• _Required task_
Reproduce the listing below exactly, minus its pictures.

• _Collected material_
####################

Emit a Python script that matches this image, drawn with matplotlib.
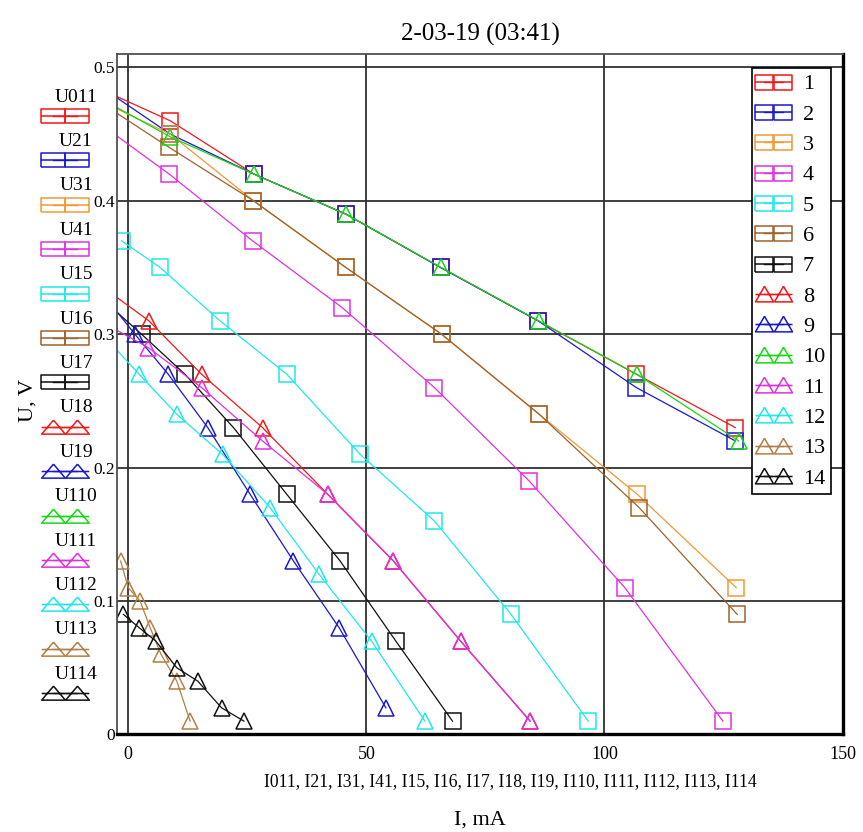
import matplotlib
matplotlib.use("Agg")
import matplotlib.pyplot as plt
from matplotlib.lines import Line2D
from matplotlib.path import Path

plt.rcParams['font.family'] = ['Liberation Serif', 'DejaVu Serif']

# ---- data (I in mA, U in V); first points lie just left of the frame ----
I_1 = [-6.0, 8.8, 26.4, 45.7, 65.6, 86.1, 106.7, 127.5]
U_1 = [0.484, 0.46, 0.42, 0.39, 0.35, 0.31, 0.27, 0.23]
I_2 = [-6.0, 8.8, 26.4, 45.7, 65.6, 86.1, 106.7, 127.5]
U_2 = [0.486, 0.45, 0.42, 0.39, 0.35, 0.31, 0.26, 0.22]
I_3 = [-6.0, 8.8, 26.3, 45.7, 65.8, 86.3, 106.9, 127.7]
U_3 = [0.475, 0.45, 0.40, 0.35, 0.30, 0.24, 0.18, 0.11]
I_4 = [-6.0, 8.6, 26.1, 44.9, 64.3, 84.2, 104.3, 124.9]
U_4 = [0.458, 0.42, 0.37, 0.32, 0.26, 0.19, 0.11, 0.01]
I_5 = [-1.4, 6.7, 19.3, 33.3, 48.7, 64.3, 80.4, 96.6]
U_5 = [0.37, 0.35, 0.31, 0.27, 0.21, 0.16, 0.09, 0.01]
I_6 = [-6.0, 8.6, 26.3, 45.7, 65.8, 86.3, 107.3, 127.9]
U_6 = [0.474, 0.44, 0.40, 0.35, 0.30, 0.24, 0.17, 0.09]
I_7 = [-6.0, 2.8, 11.9, 22.1, 33.3, 44.5, 56.2, 68.1]
U_7 = [0.328, 0.30, 0.27, 0.23, 0.18, 0.13, 0.07, 0.01]
I_8 = [-6.0, 4.35, 15.4, 28.2, 41.9, 55.7, 69.8, 84.4]
U_8 = [0.337, 0.31, 0.27, 0.23, 0.18, 0.13, 0.07, 0.01]
I_9 = [-6.0, 1.4, 8.4, 16.7, 25.6, 34.7, 44.3, 54.1]
U_9 = [0.333, 0.30, 0.27, 0.23, 0.18, 0.13, 0.08, 0.02]
I_10 = [-6.0, 8.8, 26.4, 45.7, 65.7, 86.2, 106.8, 128.2]
U_10 = [0.477, 0.448, 0.42, 0.39, 0.35, 0.31, 0.27, 0.22]
I_11 = [-6.0, 4.2, 15.4, 28.2, 41.9, 55.7, 69.8, 84.4]
U_11 = [0.31, 0.29, 0.26, 0.22, 0.18, 0.13, 0.07, 0.01]
I_12 = [-6.0, 2.3, 10.2, 19.8, 29.8, 40.1, 51.1, 62.3]
U_12 = [0.302, 0.27, 0.24, 0.21, 0.17, 0.12, 0.07, 0.01]
I_13 = [-1.6, 0.0, 2.5, 4.6, 6.9, 10.2, 13.0]
U_13 = [0.13, 0.11, 0.10, 0.08, 0.06, 0.04, 0.01]
I_14 = [-1.0, 2.3, 5.8, 10.2, 14.6, 19.6, 24.3]
U_14 = [0.09, 0.08, 0.07, 0.05, 0.04, 0.02, 0.01]

I_all = [I_1, I_2, I_3, I_4, I_5, I_6, I_7, I_8, I_9, I_10, I_11, I_12, I_13, I_14]
U_all = [U_1, U_2, U_3, U_4, U_5, U_6, U_7, U_8, U_9, U_10, U_11, U_12, U_13, U_14]
names = [str(k) for k in range(1, 15)]
u_names = ["U011", "U21", "U31", "U41", "U15", "U16", "U17",
           "U18", "U19", "U110", "U111", "U112", "U113", "U114"]
i_names = ["I011", "I21", "I31", "I41", "I15", "I16", "I17",
           "I18", "I19", "I110", "I111", "I112", "I113", "I114"]
colors = ['#f01818', '#1818d0', '#f09838', '#e030e0', '#20e8e8', '#a0602a', '#101010',
          '#f01818', '#1818d0', '#18d818', '#e030e0', '#20e8e8', '#b08048', '#101010']
kinds = ['s'] * 7 + ['^'] * 7

# legend glyphs: box / triangle with a bar through the middle
M, L = Path.MOVETO, Path.LINETO


def box_bar(w):
    return Path([(-w, -1), (w, -1), (w, 1), (-w, 1), (-w, -1), (-w, 0), (w, 0)],
                [M, L, L, L, L, M, L])


def tri_bar(w):
    return Path([(0, 1), (-w, -0.9), (w, -0.9), (0, 1), (-w, 0), (w, 0)],
                [M, L, L, L, M, L])


fig = plt.figure(figsize=(8.63, 8.32), dpi=100)
ax = fig.add_axes([0.1359, 0.1172, 0.8409, 0.8179])

for I, U, c, k in zip(I_all, U_all, colors, kinds):
    ax.plot(I, U, color=c, lw=0.9, marker=k, ms=11.5, mfc='none', mec=c, mew=1.1)

ax.set_xlim(-2.3, 150.1)
ax.set_ylim(0, 0.51)
ax.set_xticks([0, 50, 100, 150])
ax.set_yticks([0, 0.1, 0.2, 0.3, 0.4, 0.5])
ax.set_yticklabels(["0", "0.1", "0.2", "0.3", "0.4", "0.5"])
ax.tick_params(axis='x', length=0, pad=8, labelsize=13)
ax.tick_params(axis='y', length=0, pad=2, labelsize=12.5)
ax.grid(True, color='#303030', lw=1.3)
ax.set_axisbelow(True)
for s in ['left', 'top']:
    ax.spines[s].set_color('#505050')
    ax.spines[s].set_linewidth(1.3)
for s in ['right', 'bottom']:
    ax.spines[s].set_color('black')
    ax.spines[s].set_linewidth(2.4)

ax.set_title("2-03-19 (03:41)", fontsize=18, pad=10)

# right legend
handles = []
for c, k in zip(colors, kinds):
    mk = box_bar(1.25) if k == 's' else tri_bar(1.1)
    handles.append(Line2D([], [], color=c, lw=1.0, marker=mk, ms=13.5 if k == 's' else 13,
                          mfc='none', mec=c, mew=1.1))
leg = ax.legend(handles, names, loc='upper right', bbox_to_anchor=(0.983, 0.979),
                numpoints=2, handlelength=1.44, handletextpad=0.6, borderpad=0.25,
                labelspacing=0.44, fontsize=16, fancybox=False, edgecolor='black',
                framealpha=1, borderaxespad=0)
leg.get_frame().set_linewidth(1.2)

# left "U" key, laid out in pixel units
kax = fig.add_axes([0, 0, 1, 1])
kax.set_xlim(0, 863)
kax.set_ylim(832, 0)
kax.axis('off')
for n, (lab, c, k) in enumerate(zip(u_names, colors, kinds)):
    ym = 116 + 44.4 * n
    kax.text(76, ym - 19, lab, ha='center', va='center', fontsize=14)
    mk = box_bar(1.75) if k == 's' else tri_bar(1.6)
    kax.plot([52.5, 76.5], [ym, ym], color=c, lw=1.0, marker=mk, ms=17,
             mfc='none', mec=c, mew=1.1)

fig.text(28 / 863, 1 - 400 / 832, "U, V", rotation=90, ha='center', va='center', fontsize=16)
fig.text(510 / 863, 1 - 782 / 832, ", ".join(i_names), ha='center', va='center', fontsize=12.7)
fig.text(480 / 863, 1 - 820 / 832, "I, mA", ha='center', va='center', fontsize=16)

fig.savefig("out.png", dpi=100)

####################

• _Full response_
Emit a Python script that matches this image, drawn with matplotlib.
import matplotlib
matplotlib.use("Agg")
import matplotlib.pyplot as plt
from matplotlib.lines import Line2D
from matplotlib.path import Path

plt.rcParams['font.family'] = ['Liberation Serif', 'DejaVu Serif']

# ---- data (I in mA, U in V); first points lie just left of the frame ----
I_1 = [-6.0, 8.8, 26.4, 45.7, 65.6, 86.1, 106.7, 127.5]
U_1 = [0.484, 0.46, 0.42, 0.39, 0.35, 0.31, 0.27, 0.23]
I_2 = [-6.0, 8.8, 26.4, 45.7, 65.6, 86.1, 106.7, 127.5]
U_2 = [0.486, 0.45, 0.42, 0.39, 0.35, 0.31, 0.26, 0.22]
I_3 = [-6.0, 8.8, 26.3, 45.7, 65.8, 86.3, 106.9, 127.7]
U_3 = [0.475, 0.45, 0.40, 0.35, 0.30, 0.24, 0.18, 0.11]
I_4 = [-6.0, 8.6, 26.1, 44.9, 64.3, 84.2, 104.3, 124.9]
U_4 = [0.458, 0.42, 0.37, 0.32, 0.26, 0.19, 0.11, 0.01]
I_5 = [-1.4, 6.7, 19.3, 33.3, 48.7, 64.3, 80.4, 96.6]
U_5 = [0.37, 0.35, 0.31, 0.27, 0.21, 0.16, 0.09, 0.01]
I_6 = [-6.0, 8.6, 26.3, 45.7, 65.8, 86.3, 107.3, 127.9]
U_6 = [0.474, 0.44, 0.40, 0.35, 0.30, 0.24, 0.17, 0.09]
I_7 = [-6.0, 2.8, 11.9, 22.1, 33.3, 44.5, 56.2, 68.1]
U_7 = [0.328, 0.30, 0.27, 0.23, 0.18, 0.13, 0.07, 0.01]
I_8 = [-6.0, 4.35, 15.4, 28.2, 41.9, 55.7, 69.8, 84.4]
U_8 = [0.337, 0.31, 0.27, 0.23, 0.18, 0.13, 0.07, 0.01]
I_9 = [-6.0, 1.4, 8.4, 16.7, 25.6, 34.7, 44.3, 54.1]
U_9 = [0.333, 0.30, 0.27, 0.23, 0.18, 0.13, 0.08, 0.02]
I_10 = [-6.0, 8.8, 26.4, 45.7, 65.7, 86.2, 106.8, 128.2]
U_10 = [0.477, 0.448, 0.42, 0.39, 0.35, 0.31, 0.27, 0.22]
I_11 = [-6.0, 4.2, 15.4, 28.2, 41.9, 55.7, 69.8, 84.4]
U_11 = [0.31, 0.29, 0.26, 0.22, 0.18, 0.13, 0.07, 0.01]
I_12 = [-6.0, 2.3, 10.2, 19.8, 29.8, 40.1, 51.1, 62.3]
U_12 = [0.302, 0.27, 0.24, 0.21, 0.17, 0.12, 0.07, 0.01]
I_13 = [-1.6, 0.0, 2.5, 4.6, 6.9, 10.2, 13.0]
U_13 = [0.13, 0.11, 0.10, 0.08, 0.06, 0.04, 0.01]
I_14 = [-1.0, 2.3, 5.8, 10.2, 14.6, 19.6, 24.3]
U_14 = [0.09, 0.08, 0.07, 0.05, 0.04, 0.02, 0.01]

I_all = [I_1, I_2, I_3, I_4, I_5, I_6, I_7, I_8, I_9, I_10, I_11, I_12, I_13, I_14]
U_all = [U_1, U_2, U_3, U_4, U_5, U_6, U_7, U_8, U_9, U_10, U_11, U_12, U_13, U_14]
names = [str(k) for k in range(1, 15)]
u_names = ["U011", "U21", "U31", "U41", "U15", "U16", "U17",
           "U18", "U19", "U110", "U111", "U112", "U113", "U114"]
i_names = ["I011", "I21", "I31", "I41", "I15", "I16", "I17",
           "I18", "I19", "I110", "I111", "I112", "I113", "I114"]
colors = ['#f01818', '#1818d0', '#f09838', '#e030e0', '#20e8e8', '#a0602a', '#101010',
          '#f01818', '#1818d0', '#18d818', '#e030e0', '#20e8e8', '#b08048', '#101010']
kinds = ['s'] * 7 + ['^'] * 7

# legend glyphs: box / triangle with a bar through the middle
M, L = Path.MOVETO, Path.LINETO


def box_bar(w):
    return Path([(-w, -1), (w, -1), (w, 1), (-w, 1), (-w, -1), (-w, 0), (w, 0)],
                [M, L, L, L, L, M, L])


def tri_bar(w):
    return Path([(0, 1), (-w, -0.9), (w, -0.9), (0, 1), (-w, 0), (w, 0)],
                [M, L, L, L, M, L])


fig = plt.figure(figsize=(8.63, 8.32), dpi=100)
ax = fig.add_axes([0.1359, 0.1172, 0.8409, 0.8179])

for I, U, c, k in zip(I_all, U_all, colors, kinds):
    ax.plot(I, U, color=c, lw=0.9, marker=k, ms=11.5, mfc='none', mec=c, mew=1.1)

ax.set_xlim(-2.3, 150.1)
ax.set_ylim(0, 0.51)
ax.set_xticks([0, 50, 100, 150])
ax.set_yticks([0, 0.1, 0.2, 0.3, 0.4, 0.5])
ax.set_yticklabels(["0", "0.1", "0.2", "0.3", "0.4", "0.5"])
ax.tick_params(axis='x', length=0, pad=8, labelsize=13)
ax.tick_params(axis='y', length=0, pad=2, labelsize=12.5)
ax.grid(True, color='#303030', lw=1.3)
ax.set_axisbelow(True)
for s in ['left', 'top']:
    ax.spines[s].set_color('#505050')
    ax.spines[s].set_linewidth(1.3)
for s in ['right', 'bottom']:
    ax.spines[s].set_color('black')
    ax.spines[s].set_linewidth(2.4)

ax.set_title("2-03-19 (03:41)", fontsize=18, pad=10)

# right legend
handles = []
for c, k in zip(colors, kinds):
    mk = box_bar(1.25) if k == 's' else tri_bar(1.1)
    handles.append(Line2D([], [], color=c, lw=1.0, marker=mk, ms=13.5 if k == 's' else 13,
                          mfc='none', mec=c, mew=1.1))
leg = ax.legend(handles, names, loc='upper right', bbox_to_anchor=(0.983, 0.979),
                numpoints=2, handlelength=1.44, handletextpad=0.6, borderpad=0.25,
                labelspacing=0.44, fontsize=16, fancybox=False, edgecolor='black',
                framealpha=1, borderaxespad=0)
leg.get_frame().set_linewidth(1.2)

# left "U" key, laid out in pixel units
kax = fig.add_axes([0, 0, 1, 1])
kax.set_xlim(0, 863)
kax.set_ylim(832, 0)
kax.axis('off')
for n, (lab, c, k) in enumerate(zip(u_names, colors, kinds)):
    ym = 116 + 44.4 * n
    kax.text(76, ym - 19, lab, ha='center', va='center', fontsize=14)
    mk = box_bar(1.75) if k == 's' else tri_bar(1.6)
    kax.plot([52.5, 76.5], [ym, ym], color=c, lw=1.0, marker=mk, ms=17,
             mfc='none', mec=c, mew=1.1)

fig.text(28 / 863, 1 - 400 / 832, "U, V", rotation=90, ha='center', va='center', fontsize=16)
fig.text(510 / 863, 1 - 782 / 832, ", ".join(i_names), ha='center', va='center', fontsize=12.7)
fig.text(480 / 863, 1 - 820 / 832, "I, mA", ha='center', va='center', fontsize=16)

fig.savefig("out.png", dpi=100)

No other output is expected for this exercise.